His wife Janet Dabrowski, 63, added: ‘The noise and smell are both bad but I think they smell is worse. One time it was so bad I felt ill.’

  A Saputo spokesperson has acknowledged the smells

Davidstow Creamery is the UK’s largest dairy processing facility.

About 1.3 million litres of milk is brought to site daily from about 370 local dairy farms.

About 1.2 million litres of treated process effluent is discharged into the upper reaches of the River Inny daily.

The Environment Agency said substances or products created during the manufacturing process are harmful to the environment, which means it is a regulated facility and requires an environmental permit to operate.

This permit has several conditions which must be met to minimise the risk of pollution to the environment. These include limits of the quality and amount of treated effluent that is discharged into the River Inny as well as odour and noise.

Among the offences it pleaded guilty to last year were releasing a harmful biocide, used to clean the wastewater tanks and pipework, into the river and killing thousands of fish over a 2 kilometre stretch on 16 August 2016.

The company also admitted coating the River Inny with a noxious, black sludge for 5 kilometres in 2018, through a release of a mass of suspended solids in July and August 2018.

It also admitted consistently exceeding limits on substances like phosphorous and suspended solids entering the River Inny, from 2016 up to 2021 and numerous leaks of part-treated effluent into nearby watercourses and onto the land.

It was also guilty of producing foul odours repeatedly affecting residents over many years and for failing to tell the Environment Agency within 24 hours of when things had gone significantly wrong on site, on seven separate occasions.

The EA said that since the site changed production to focus on whey processing, particularly to produce powder used in baby milk and other products, the effluent being discharged into the River Inny has been more challenging to treat.

‘We are aware of odour problems’

A Saputo spokesperson said: ‘We have undertaken a substantial programme of capital investment and operational improvements over the last four years at the Davidstow site. We are aware of a few neighbours still experiencing issues around odour and noise and further initiatives are underway to address this, which they are aware of.

‘We work closely with the Environment Agency (EA) – sharing plans and regularly reporting progress. Furthermore, we hold regular three-way meetings with the EA and local residents to update them on progress and discuss any complaints.

‘Davidstow residents are represented by the parish council, with whom we have a productive working relationship. We recommend speaking to them as they are best placed to speak on behalf of the broader community.’

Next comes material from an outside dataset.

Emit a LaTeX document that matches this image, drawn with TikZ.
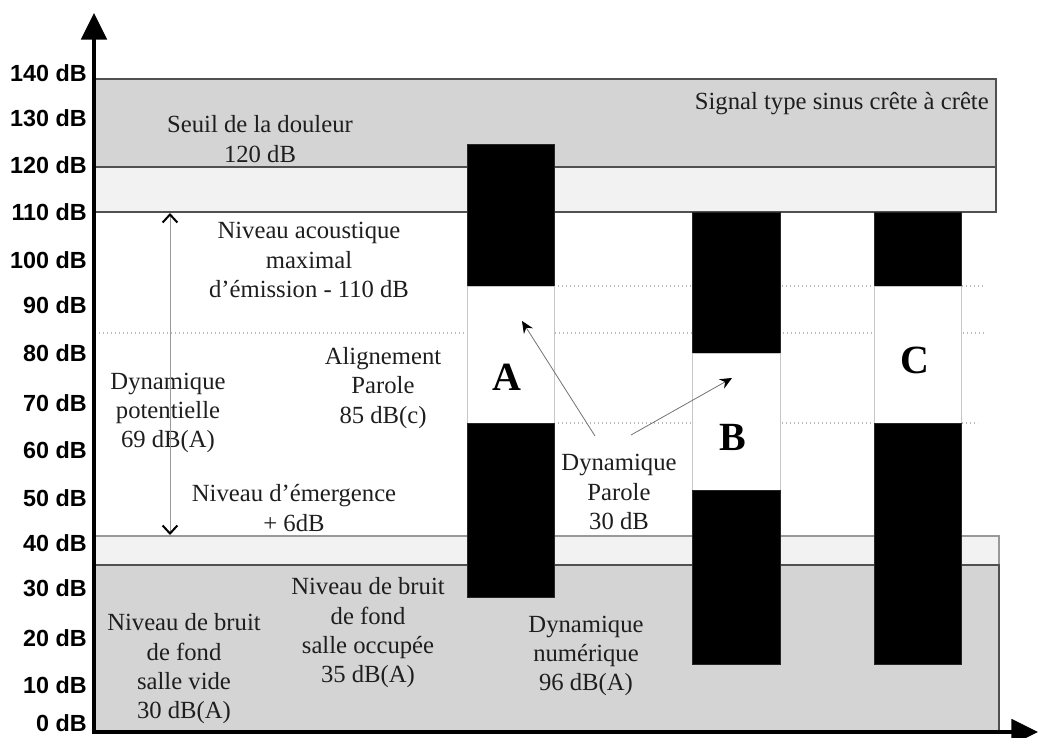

The EA confirmed it has continued to receive complaints since the court case last year.

A spokesperson said: ‘We have received and responded to a number of odour and noise complaints in 2022 and so far in 2023 from Davidstow Creamery waste-water processing facility, operated by Dairy Crest Limited (owned by Saputo Dairy UK).

‘We have recorded multiple permit breaches for a variety of issues during that period including odour, noise and water quality and agree there have been unacceptable impacts from the site on local people and the environment.

‘We are requiring the operator to take steps to prevent or minimise these impacts now and in future.

‘In 2022, we prosecuted the operator for offending between 2016 and 2020, including for causing odour pollution, and we have ongoing investigations into offending from 2021 and 2022.

‘We will continue to monitor off-site impacts from this facility against their environmental permit, assess and where necessary respond to reports of pollution, use our regulatory powers to ensure the operator delivers the planned improvements as quickly as possible, and keep the affected communities updated on these matters.

‘The site has largely been compliant with water quality permit conditions over the previous seven months. We are, however, reviewing those conditions to ensure they adequately protect the River Inny.’